While the game was fun, the time we spent laughing and strategizing from the first hand to the last was precious. The last few years of her life made it impossible to hold cards or remember the rules, so it’s actually been a long time since I thought about our many games together. Revisiting these memories is an absolute joy . . .
- When I was learning to play Rummy, Grandma refused to let me win. I must have lost 50 games before I finally got her and that’s only because my Grandpa decided to teach me the “finer points of the game.” While frustrating to lose so much, I certainly learned persistence pays off.
- She used the same tactic to teach me Canasta.
- Grandma loved to save aces and tens. She always said tens were my Aunt Kathy’s cards, but I think she said that to throw me off the scent. I caught on quick.

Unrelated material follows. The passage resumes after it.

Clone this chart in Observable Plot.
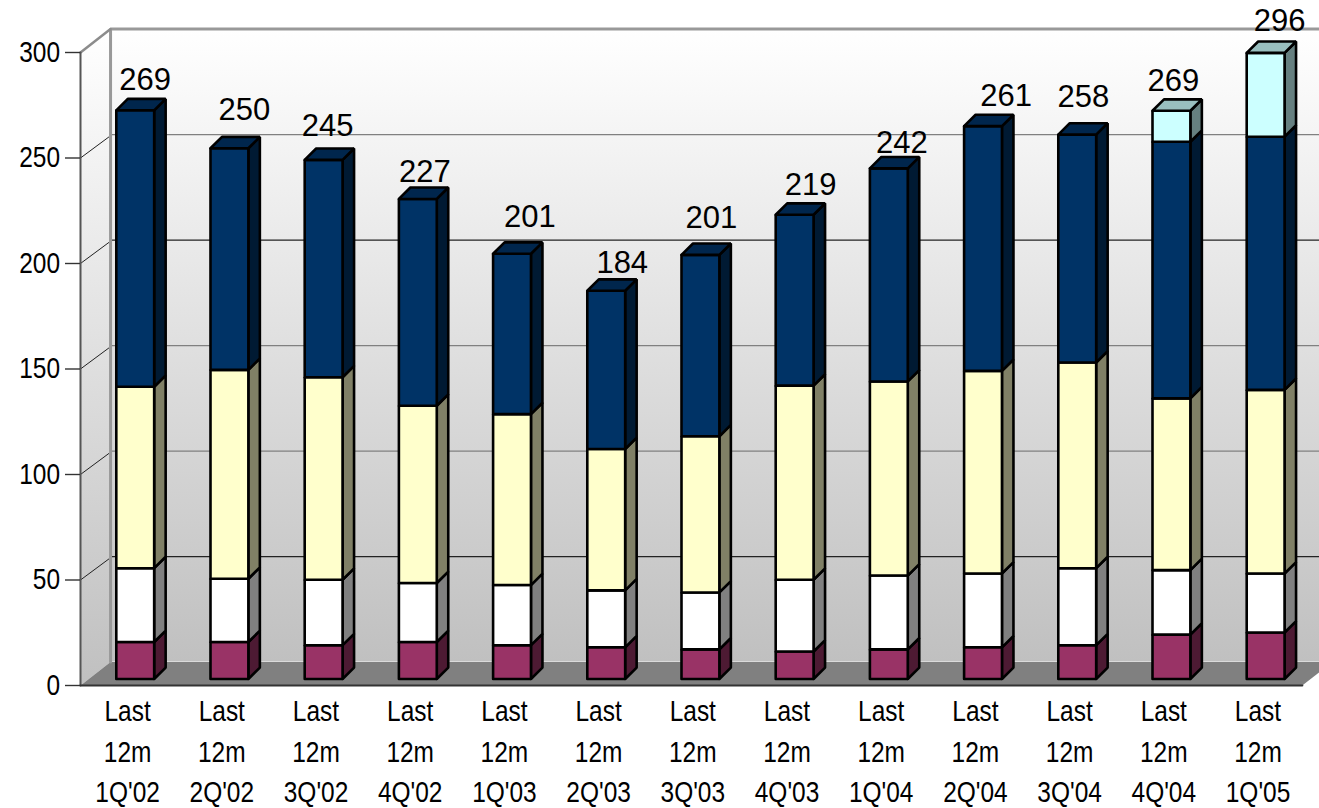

- I loved to save low cards, because I knew she’d always toss them.
- Grandma couldn’t resist picking up the pile, even if there wasn’t anything good in it. I have no idea why!

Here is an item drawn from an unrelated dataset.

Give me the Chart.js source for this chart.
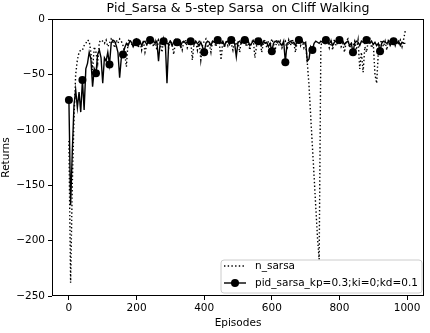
<!DOCTYPE html>
<html>
<head>
<meta charset="utf-8">
<script src="https://cdn.jsdelivr.net/npm/chart.js@4.4.1/dist/chart.umd.min.js"></script>
<style>
html,body{margin:0;padding:0;background:#fff;}
canvas{display:block;}
</style>
</head>
<body>
<canvas id="c" width="430" height="333"></canvas>
<script>
// ---- data ----
const episodes = [
0,5,10,15,20,25,30,35,40,45,50,55,60,65,70,75,80,85,90,95,
100,105,110,115,120,125,130,135,140,145,150,155,160,165,170,175,180,185,190,195,
200,205,210,215,220,225,230,235,240,245,250,255,260,265,270,275,280,285,290,295,
300,305,310,315,320,325,330,335,340,345,350,355,360,365,370,375,380,385,390,395,
400,405,410,415,420,425,430,435,440,445,450,455,460,465,470,475,480,485,490,495,
500,505,510,515,520,525,530,535,540,545,550,555,560,565,570,575,580,585,590,595,
600,605,610,615,620,625,630,635,640,645,650,655,660,665,670,675,680,685,690,695,
700,705,710,715,720,725,730,735,740,745,750,755,760,765,770,775,780,785,790,795,
800,805,810,815,820,825,830,835,840,845,850,855,860,865,870,875,880,885,890,895,
900,905,910,915,920,925,930,935,940,945,950,955,960,965,970,975,980,985,990,995
];
const nSarsa = [
-110,-238,-150,-90,-50,-37,-30,-28,
-28,-24,-22,-19,-20,-30,-46,-25,
-30,-40,-21,-19,-20,-22,-19,-25,
-22,-18,-20,-26,-19,-22,-18,-20,
-24,-31,-43,-20,-18,-22,-25,-19,
-18,-26,-20,-28,-19,-30,-24,-18,
-22,-18,-25,-20,-28,-19,-22,-30,
-18,-24,-20,-26,-19,-22,-32,-20,
-25,-18,-22,-28,-20,-19,-26,-22,
-18,-37,-22,-20,-28,-19,-37,-24,
-20,-18,-26,-22,-30,-19,-21,-25,
-18,-22,-37,-20,-26,-19,-24,-18,
-22,-28,-19,-24,-20,-30,-18,-22,
-19,-25,-20,-28,-22,-18,-35,-24,
-20,-18,-30,-22,-19,-26,-20,-24,
-18,-22,-28,-19,-24,-20,-26,-22,
-20,-28,-19,-24,-18,-22,-30,-20,
-18,-24,-20,-26,-22,-40,-60,-88,
-115,-142,-170,-197,-217,-24,-20,-18,
-22,-19,-26,-20,-28,-18,-24,-20,
-19,-25,-22,-30,-20,-18,-26,-22,
-24,-20,-28,-19,-45,-30,-48,-25,
-30,-20,-18,-26,-22,-50,-58,-30,
-22,-19,-25,-20,-28,-18,-22,-20,
-18,-24,-20,-22,-19,-25,-18,-10
];
const pidSarsa = [
-73,-168,-120,-78,-64,-80,-66,-84,
-55,-82,-45,-40,-30,-36,-61,-45,
-49,-32,-28,-35,-58,-35,-38,-30,
-41,-22,-19,-20,-24,-30,-53,-35,
-32,-26,-22,-24,-20,-21,-25,-22,
-21,-22,-20,-24,-21,-20,-23,-21,
-19,-21,-20,-22,-20,-38,-21,-20,
-20,-21,-58,-22,-20,-24,-21,-20,
-21,-20,-25,-21,-20,-22,-21,-20,
-20,-21,-23,-20,-22,-24,-21,-25,
-30,-22,-20,-21,-24,-20,-21,-22,
-19,-21,-22,-20,-24,-21,-20,-23,
-19,-20,-22,-34,-21,-20,-22,-20,
-19,-21,-20,-24,-22,-20,-21,-22,
-20,-21,-24,-20,-22,-21,-25,-22,
-29,-22,-20,-21,-20,-22,-24,-20,
-39,-22,-21,-20,-22,-21,-24,-20,
-19,-21,-20,-22,-21,-38,-36,-25,
-28,-22,-20,-21,-22,-20,-21,-22,
-19,-21,-22,-20,-24,-21,-20,-22,
-19,-21,-20,-23,-21,-20,-24,-22,
-30,-22,-20,-21,-24,-20,-21,-22,
-19,-21,-22,-20,-23,-21,-24,-22,
-29,-22,-20,-21,-22,-20,-24,-21,
-20,-21,-22,-20,-24,-21,-22,-22
];
const xTicks = [0, 200, 400, 600, 800, 1000];
const yTicks = [-250, -200, -150, -100, -50, 0];
const seriesNames = ['n_sarsa', 'pid_sarsa_kp=0.3;ki=0;kd=0.1'];
const markEvery = 40;

const FONT = 'DejaVu Sans';
const FS = 10.5;
const AREA = {left: 52, right: 424, top: 19, bottom: 296};

const frame = {
  id: 'frame',
  afterDraw(chart) {
    const {ctx, chartArea: a} = chart;
    ctx.save();
    ctx.strokeStyle = '#000';
    ctx.lineWidth = 1;
    ctx.strokeRect(Math.round(a.left) + 0.5, Math.round(a.top) + 0.5,
                   Math.round(a.right - a.left) - 1, Math.round(a.bottom - a.top) - 1);
    // legend
    const lx = 221, ly = 260, lw = 201, lh = 33, r = 3;
    ctx.beginPath();
    ctx.moveTo(lx + r, ly);
    ctx.arcTo(lx + lw, ly, lx + lw, ly + lh, r);
    ctx.arcTo(lx + lw, ly + lh, lx, ly + lh, r);
    ctx.arcTo(lx, ly + lh, lx, ly, r);
    ctx.arcTo(lx, ly, lx + lw, ly, r);
    ctx.closePath();
    ctx.fillStyle = 'rgba(255,255,255,0.8)';
    ctx.fill();
    ctx.strokeStyle = '#cccccc';
    ctx.lineWidth = 1;
    ctx.stroke();
    const rows = [266, 283];
    ctx.lineWidth = 1.4;
    ctx.strokeStyle = '#000';
    ctx.setLineDash([1.4, 2.3]);
    ctx.beginPath(); ctx.moveTo(224, rows[0]); ctx.lineTo(246, rows[0]); ctx.stroke();
    ctx.setLineDash([]);
    ctx.beginPath(); ctx.moveTo(224, rows[1]); ctx.lineTo(246, rows[1]); ctx.stroke();
    ctx.fillStyle = '#000';
    ctx.beginPath(); ctx.arc(235, rows[1], 4, 0, Math.PI * 2); ctx.fill();
    ctx.font = FS + 'px "' + FONT + '"';
    ctx.textBaseline = 'middle';
    ctx.textAlign = 'left';
    ctx.fillText(seriesNames[0], 255, rows[0]);
    ctx.fillText(seriesNames[1], 255, rows[1]);
    ctx.restore();
  }
};

const fmt = v => (v < 0 ? '\u2212' + Math.abs(v) : String(v));

new Chart(document.getElementById('c'), {
  type: 'line',
  data: {
    datasets: [
      {
        label: seriesNames[0],
        data: episodes.map((e, i) => ({x: e, y: nSarsa[i]})),
        borderColor: '#000',
        borderWidth: 1.4,
        borderDash: [1.4, 2.3],
        pointRadius: 0,
        tension: 0,
        fill: false
      },
      {
        label: seriesNames[1],
        data: episodes.map((e, i) => ({x: e, y: pidSarsa[i]})),
        borderColor: '#000',
        backgroundColor: '#000',
        borderWidth: 1.4,
        pointRadius: ctx => (episodes[ctx.dataIndex] % markEvery === 0 ? 4 : 0),
        pointBorderWidth: 0,
        pointBackgroundColor: '#000',
        tension: 0,
        fill: false
      }
    ]
  },
  options: {
    responsive: false,
    animation: false,
    devicePixelRatio: 1,
    layout: {padding: {left: 0, right: 430 - AREA.right, top: 0, bottom: 0}},
    plugins: {
      legend: {display: false},
      tooltip: {enabled: false},
      title: {
        display: true,
        fullSize: false,
        text: 'Pid_Sarsa & 5-step Sarsa  on Cliff Walking',
        color: '#000',
        font: {family: FONT, size: 12.6, weight: 'normal'},
        padding: {top: 1, bottom: 2.9}
      }
    },
    scales: {
      x: {
        type: 'linear',
        min: -50, max: 1050,
        afterBuildTicks: s => { s.ticks = xTicks.map(v => ({value: v})); },
        afterFit: s => { s.height = 333 - AREA.bottom; },
        grid: {drawOnChartArea: false, drawTicks: true, tickLength: 4, color: '#000'},
        border: {display: false},
        ticks: {color: '#000', font: {family: FONT, size: FS}, padding: 2, maxRotation: 0, callback: v => fmt(v)},
        title: {display: true, text: 'Episodes', color: '#000', font: {family: FONT, size: FS}, padding: {top: 2, bottom: 3}}
      },
      y: {
        type: 'linear',
        min: -250, max: 0,
        afterBuildTicks: s => { s.ticks = yTicks.map(v => ({value: v})); },
        afterFit: s => { s.width = AREA.left; },
        grid: {drawOnChartArea: false, drawTicks: true, tickLength: 4, color: '#000'},
        border: {display: false},
        ticks: {color: '#000', font: {family: FONT, size: FS}, padding: 3, callback: v => fmt(v)},
        title: {display: true, text: 'Returns', color: '#000', font: {family: FONT, size: FS}, padding: {top: 0, bottom: 0}}
      }
    }
  },
  plugins: [frame]
});
</script>
</body>
</html>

- We would get hand cramps from holding so many cards in a game of Canasta.
- When I was younger, she always kept score. She counted her fingers to help her add and I remember how she had trouble subtracting when it was necessary to borrow. As I got older, she passed on the scorekeeping to me . . . and I know she kept an eye on my math.
- Grandma always swore under her breath when it looked like she was going to lose. It was hilarious! She never used any profanity around my sister and I except during a game of cards. She always said, “S**t!” when the score went in my favor towards the end of a game.
- Canasta was a bit like a blood sport. Both of us loved the strategy. Grandma liked to lay her cards down quickly, but she always kept a pair in her hand so she could snatch the pile and create a “natural.” I had a knack for landing wild cards, which I never revealed until the end. I also loved freezing the pile with them. That strategy usually backfired, though, because Grandma always seemed to have a black three!
- After years of playing, we looked up the rules and realized we had been playing somewhat incorrectly all along. We’d reversed the colors for a canasta (red) and a natural (black), we assigned the wrong opening point totals, and I think there were a couple of other rules we got wrong, too. Either way, I won’t play any other way because our way is my Grandma’s way.
- We always nibbled on cookies and candy bars while we played. Grandma was never without a can of Coca-Cola.
- We played with the same two decks for years, until the cards got so beat up they were practically marked. Once card was missing a corner and while another had a folded corner (it was a two of a spades – a wild card!). There was also a card that was literally peeling apart in three layers.
- My Grandma is the one who taught me how to shuffle cards two different ways.
- My sister was never one for Rummy or Canasta, but she did join in on three-handed solitaire. The insanity that ensued from playing each other’s aces was incredibly funny. I have countless memories of us laughing hysterically.